*What you will do*. Reproduce every line in the listing that contains the word "page".

*Exercise inputs*.
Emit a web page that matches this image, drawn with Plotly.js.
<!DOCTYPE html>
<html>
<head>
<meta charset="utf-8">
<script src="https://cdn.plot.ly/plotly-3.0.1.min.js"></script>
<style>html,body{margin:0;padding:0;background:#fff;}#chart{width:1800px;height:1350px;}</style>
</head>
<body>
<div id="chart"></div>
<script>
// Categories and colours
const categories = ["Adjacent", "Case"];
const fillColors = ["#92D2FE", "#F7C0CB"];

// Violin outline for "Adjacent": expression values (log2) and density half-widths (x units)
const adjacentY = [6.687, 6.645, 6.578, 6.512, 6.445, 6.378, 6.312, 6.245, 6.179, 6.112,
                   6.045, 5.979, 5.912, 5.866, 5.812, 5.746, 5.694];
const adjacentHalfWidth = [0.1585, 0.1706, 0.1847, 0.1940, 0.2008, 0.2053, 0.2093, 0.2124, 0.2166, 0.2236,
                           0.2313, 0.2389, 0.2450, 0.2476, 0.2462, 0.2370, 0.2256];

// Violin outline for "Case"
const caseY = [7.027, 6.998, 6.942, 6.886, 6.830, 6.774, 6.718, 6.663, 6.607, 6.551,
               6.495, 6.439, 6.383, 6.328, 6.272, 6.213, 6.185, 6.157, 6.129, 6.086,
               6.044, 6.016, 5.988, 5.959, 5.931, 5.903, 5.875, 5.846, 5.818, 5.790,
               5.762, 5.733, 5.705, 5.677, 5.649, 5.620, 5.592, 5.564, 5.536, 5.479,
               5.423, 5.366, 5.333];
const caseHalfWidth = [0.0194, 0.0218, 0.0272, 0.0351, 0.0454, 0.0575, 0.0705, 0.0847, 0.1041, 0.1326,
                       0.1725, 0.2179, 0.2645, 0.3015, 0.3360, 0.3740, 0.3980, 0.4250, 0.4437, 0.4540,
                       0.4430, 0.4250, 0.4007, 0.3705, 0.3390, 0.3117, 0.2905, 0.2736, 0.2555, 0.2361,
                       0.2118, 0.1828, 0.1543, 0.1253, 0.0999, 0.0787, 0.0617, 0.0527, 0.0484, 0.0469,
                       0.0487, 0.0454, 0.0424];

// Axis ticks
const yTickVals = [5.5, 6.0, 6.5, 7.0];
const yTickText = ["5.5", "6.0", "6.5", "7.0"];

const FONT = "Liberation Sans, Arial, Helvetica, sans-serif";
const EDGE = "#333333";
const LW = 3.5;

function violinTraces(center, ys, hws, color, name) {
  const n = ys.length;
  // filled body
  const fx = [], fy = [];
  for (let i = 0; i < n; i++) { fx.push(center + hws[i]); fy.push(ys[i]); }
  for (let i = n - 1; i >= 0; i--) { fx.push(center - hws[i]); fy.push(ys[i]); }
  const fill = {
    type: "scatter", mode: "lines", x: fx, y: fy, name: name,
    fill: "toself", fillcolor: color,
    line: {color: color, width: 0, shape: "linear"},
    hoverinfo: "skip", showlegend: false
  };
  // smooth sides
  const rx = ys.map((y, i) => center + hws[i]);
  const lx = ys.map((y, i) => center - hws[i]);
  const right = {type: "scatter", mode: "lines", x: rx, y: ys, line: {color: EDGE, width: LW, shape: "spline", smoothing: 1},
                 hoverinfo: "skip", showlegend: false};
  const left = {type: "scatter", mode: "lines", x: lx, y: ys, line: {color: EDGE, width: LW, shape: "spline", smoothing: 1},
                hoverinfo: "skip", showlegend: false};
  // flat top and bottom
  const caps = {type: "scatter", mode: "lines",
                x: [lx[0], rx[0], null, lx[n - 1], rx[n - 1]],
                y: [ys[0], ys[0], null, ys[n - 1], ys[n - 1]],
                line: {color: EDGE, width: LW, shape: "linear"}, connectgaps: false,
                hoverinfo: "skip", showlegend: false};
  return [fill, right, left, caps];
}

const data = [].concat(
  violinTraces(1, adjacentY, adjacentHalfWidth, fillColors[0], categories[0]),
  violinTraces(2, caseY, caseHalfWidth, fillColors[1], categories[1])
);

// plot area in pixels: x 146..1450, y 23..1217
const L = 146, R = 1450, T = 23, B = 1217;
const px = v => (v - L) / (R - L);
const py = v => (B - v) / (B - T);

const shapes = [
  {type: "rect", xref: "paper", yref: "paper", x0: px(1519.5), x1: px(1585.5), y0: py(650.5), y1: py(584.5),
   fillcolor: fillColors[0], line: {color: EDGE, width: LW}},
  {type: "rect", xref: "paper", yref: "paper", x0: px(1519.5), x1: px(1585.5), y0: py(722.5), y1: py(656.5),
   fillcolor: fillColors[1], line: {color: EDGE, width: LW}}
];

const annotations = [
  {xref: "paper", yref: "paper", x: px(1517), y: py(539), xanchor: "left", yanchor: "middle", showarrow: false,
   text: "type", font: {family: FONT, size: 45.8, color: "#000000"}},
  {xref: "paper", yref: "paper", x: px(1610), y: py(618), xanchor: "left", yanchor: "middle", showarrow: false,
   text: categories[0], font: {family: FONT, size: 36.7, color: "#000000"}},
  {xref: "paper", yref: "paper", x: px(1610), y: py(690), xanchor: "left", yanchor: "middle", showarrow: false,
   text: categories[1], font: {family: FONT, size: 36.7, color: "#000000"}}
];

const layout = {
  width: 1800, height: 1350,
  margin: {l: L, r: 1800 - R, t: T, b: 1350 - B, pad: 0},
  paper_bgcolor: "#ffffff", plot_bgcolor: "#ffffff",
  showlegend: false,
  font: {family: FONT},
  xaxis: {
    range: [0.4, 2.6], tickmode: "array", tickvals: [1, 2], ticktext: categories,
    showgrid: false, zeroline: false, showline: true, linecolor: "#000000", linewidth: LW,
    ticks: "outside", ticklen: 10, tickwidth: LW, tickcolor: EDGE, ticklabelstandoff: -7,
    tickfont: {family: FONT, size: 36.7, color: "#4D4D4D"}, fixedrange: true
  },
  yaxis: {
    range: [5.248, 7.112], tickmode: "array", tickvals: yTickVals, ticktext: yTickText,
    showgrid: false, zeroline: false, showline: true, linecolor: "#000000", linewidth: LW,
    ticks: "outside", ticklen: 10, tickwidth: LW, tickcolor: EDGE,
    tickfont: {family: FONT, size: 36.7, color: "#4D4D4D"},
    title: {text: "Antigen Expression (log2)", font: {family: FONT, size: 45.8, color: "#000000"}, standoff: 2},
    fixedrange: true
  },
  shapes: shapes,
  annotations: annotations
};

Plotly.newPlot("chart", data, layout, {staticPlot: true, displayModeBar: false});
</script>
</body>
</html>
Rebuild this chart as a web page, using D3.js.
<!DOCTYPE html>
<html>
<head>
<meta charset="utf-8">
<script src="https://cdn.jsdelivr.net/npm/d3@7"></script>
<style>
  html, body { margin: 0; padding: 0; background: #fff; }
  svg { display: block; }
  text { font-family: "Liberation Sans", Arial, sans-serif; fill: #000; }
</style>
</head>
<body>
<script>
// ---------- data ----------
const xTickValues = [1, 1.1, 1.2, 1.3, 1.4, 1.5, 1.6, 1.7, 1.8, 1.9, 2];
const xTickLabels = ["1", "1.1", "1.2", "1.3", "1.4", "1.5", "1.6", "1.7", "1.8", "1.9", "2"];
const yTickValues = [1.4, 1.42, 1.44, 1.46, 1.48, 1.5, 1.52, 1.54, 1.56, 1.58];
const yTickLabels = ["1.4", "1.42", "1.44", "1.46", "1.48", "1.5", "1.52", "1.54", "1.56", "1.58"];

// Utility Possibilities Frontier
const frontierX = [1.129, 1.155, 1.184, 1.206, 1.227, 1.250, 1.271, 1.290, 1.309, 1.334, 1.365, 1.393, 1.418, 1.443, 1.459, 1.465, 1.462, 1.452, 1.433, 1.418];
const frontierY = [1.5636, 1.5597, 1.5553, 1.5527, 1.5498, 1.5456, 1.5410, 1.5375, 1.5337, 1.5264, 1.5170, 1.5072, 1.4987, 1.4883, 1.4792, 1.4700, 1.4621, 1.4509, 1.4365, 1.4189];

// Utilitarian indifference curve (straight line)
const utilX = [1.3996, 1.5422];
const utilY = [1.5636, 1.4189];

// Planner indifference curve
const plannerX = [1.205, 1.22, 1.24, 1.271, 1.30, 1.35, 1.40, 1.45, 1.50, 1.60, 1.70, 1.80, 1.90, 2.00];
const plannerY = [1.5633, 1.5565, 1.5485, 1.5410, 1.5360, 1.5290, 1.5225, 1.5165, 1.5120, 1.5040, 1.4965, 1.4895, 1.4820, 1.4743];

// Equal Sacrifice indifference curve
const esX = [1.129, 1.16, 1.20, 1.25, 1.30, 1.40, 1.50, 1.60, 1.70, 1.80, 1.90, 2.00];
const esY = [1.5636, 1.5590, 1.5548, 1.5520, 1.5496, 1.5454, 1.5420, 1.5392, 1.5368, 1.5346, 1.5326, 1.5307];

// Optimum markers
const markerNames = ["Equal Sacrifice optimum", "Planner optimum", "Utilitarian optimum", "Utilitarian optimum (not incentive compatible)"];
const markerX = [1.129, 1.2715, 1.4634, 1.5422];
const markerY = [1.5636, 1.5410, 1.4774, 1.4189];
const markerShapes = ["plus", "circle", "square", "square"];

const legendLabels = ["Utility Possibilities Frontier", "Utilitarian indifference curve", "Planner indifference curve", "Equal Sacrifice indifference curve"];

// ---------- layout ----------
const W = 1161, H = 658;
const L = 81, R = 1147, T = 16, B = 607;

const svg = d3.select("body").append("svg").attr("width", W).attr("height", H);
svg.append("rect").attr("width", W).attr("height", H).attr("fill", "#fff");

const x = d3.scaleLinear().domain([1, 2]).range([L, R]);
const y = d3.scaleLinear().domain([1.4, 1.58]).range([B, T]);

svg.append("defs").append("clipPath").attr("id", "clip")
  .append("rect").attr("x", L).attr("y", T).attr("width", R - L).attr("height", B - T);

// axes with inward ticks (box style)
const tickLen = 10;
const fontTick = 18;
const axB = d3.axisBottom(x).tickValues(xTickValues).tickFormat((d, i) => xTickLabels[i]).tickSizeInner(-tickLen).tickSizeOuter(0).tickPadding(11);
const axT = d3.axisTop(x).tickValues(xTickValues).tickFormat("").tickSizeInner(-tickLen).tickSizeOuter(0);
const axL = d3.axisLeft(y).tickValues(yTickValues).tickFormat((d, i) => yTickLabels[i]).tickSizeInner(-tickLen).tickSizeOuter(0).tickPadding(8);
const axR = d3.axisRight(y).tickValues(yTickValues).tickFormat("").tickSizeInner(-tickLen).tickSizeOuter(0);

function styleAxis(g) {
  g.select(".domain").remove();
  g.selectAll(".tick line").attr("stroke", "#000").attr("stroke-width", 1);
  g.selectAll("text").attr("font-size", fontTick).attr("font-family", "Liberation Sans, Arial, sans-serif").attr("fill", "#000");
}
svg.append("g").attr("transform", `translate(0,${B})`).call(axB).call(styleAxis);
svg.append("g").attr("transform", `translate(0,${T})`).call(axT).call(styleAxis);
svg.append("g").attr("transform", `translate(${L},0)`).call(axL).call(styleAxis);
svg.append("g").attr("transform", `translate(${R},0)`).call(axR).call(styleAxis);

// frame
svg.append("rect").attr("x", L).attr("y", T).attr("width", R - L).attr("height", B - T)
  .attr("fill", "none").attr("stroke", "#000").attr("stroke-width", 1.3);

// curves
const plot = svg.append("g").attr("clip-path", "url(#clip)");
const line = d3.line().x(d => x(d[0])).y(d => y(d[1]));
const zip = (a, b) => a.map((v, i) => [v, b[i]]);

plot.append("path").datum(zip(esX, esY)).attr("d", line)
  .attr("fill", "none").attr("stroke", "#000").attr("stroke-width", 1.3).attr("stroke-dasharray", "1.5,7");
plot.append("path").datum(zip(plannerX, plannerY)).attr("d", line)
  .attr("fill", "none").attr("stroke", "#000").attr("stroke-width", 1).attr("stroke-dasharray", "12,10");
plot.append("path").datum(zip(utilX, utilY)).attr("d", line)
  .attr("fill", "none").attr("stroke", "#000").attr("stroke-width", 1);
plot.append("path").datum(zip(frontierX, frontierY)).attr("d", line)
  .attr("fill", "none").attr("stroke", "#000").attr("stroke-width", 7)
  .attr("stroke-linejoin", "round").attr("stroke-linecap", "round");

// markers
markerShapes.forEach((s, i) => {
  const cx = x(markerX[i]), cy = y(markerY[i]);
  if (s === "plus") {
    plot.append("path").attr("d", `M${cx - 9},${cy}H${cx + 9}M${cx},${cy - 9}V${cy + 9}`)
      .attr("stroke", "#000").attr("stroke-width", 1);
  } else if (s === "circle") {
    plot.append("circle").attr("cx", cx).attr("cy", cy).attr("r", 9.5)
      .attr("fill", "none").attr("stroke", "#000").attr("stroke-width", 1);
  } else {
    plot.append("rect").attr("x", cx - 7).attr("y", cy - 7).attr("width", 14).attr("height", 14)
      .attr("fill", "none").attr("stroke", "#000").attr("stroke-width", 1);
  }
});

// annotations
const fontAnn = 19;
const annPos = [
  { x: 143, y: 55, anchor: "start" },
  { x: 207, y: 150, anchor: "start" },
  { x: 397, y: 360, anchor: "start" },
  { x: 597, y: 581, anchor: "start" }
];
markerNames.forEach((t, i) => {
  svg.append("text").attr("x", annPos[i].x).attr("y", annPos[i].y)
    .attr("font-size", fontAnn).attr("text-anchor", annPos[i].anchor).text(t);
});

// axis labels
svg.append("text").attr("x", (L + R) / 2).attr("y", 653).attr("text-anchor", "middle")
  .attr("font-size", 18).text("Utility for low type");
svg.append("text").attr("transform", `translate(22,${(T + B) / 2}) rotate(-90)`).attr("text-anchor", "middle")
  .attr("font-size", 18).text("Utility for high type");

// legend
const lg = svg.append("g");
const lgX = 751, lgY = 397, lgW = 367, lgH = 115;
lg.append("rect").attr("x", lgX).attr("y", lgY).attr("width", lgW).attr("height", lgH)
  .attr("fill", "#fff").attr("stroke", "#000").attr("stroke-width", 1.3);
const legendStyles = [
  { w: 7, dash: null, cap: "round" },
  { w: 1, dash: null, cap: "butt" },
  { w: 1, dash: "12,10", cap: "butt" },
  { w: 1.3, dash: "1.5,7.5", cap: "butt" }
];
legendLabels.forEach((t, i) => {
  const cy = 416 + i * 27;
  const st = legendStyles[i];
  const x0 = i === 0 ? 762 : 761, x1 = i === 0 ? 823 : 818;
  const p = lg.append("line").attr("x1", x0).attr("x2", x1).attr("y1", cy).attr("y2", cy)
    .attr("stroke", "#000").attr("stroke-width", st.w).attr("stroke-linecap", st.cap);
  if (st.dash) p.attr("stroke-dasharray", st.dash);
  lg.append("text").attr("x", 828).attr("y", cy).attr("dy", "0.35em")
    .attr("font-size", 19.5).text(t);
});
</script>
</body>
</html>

*Task result*.
Emit a web page that matches this image, drawn with Plotly.js.
Rebuild this chart as a web page, using D3.js.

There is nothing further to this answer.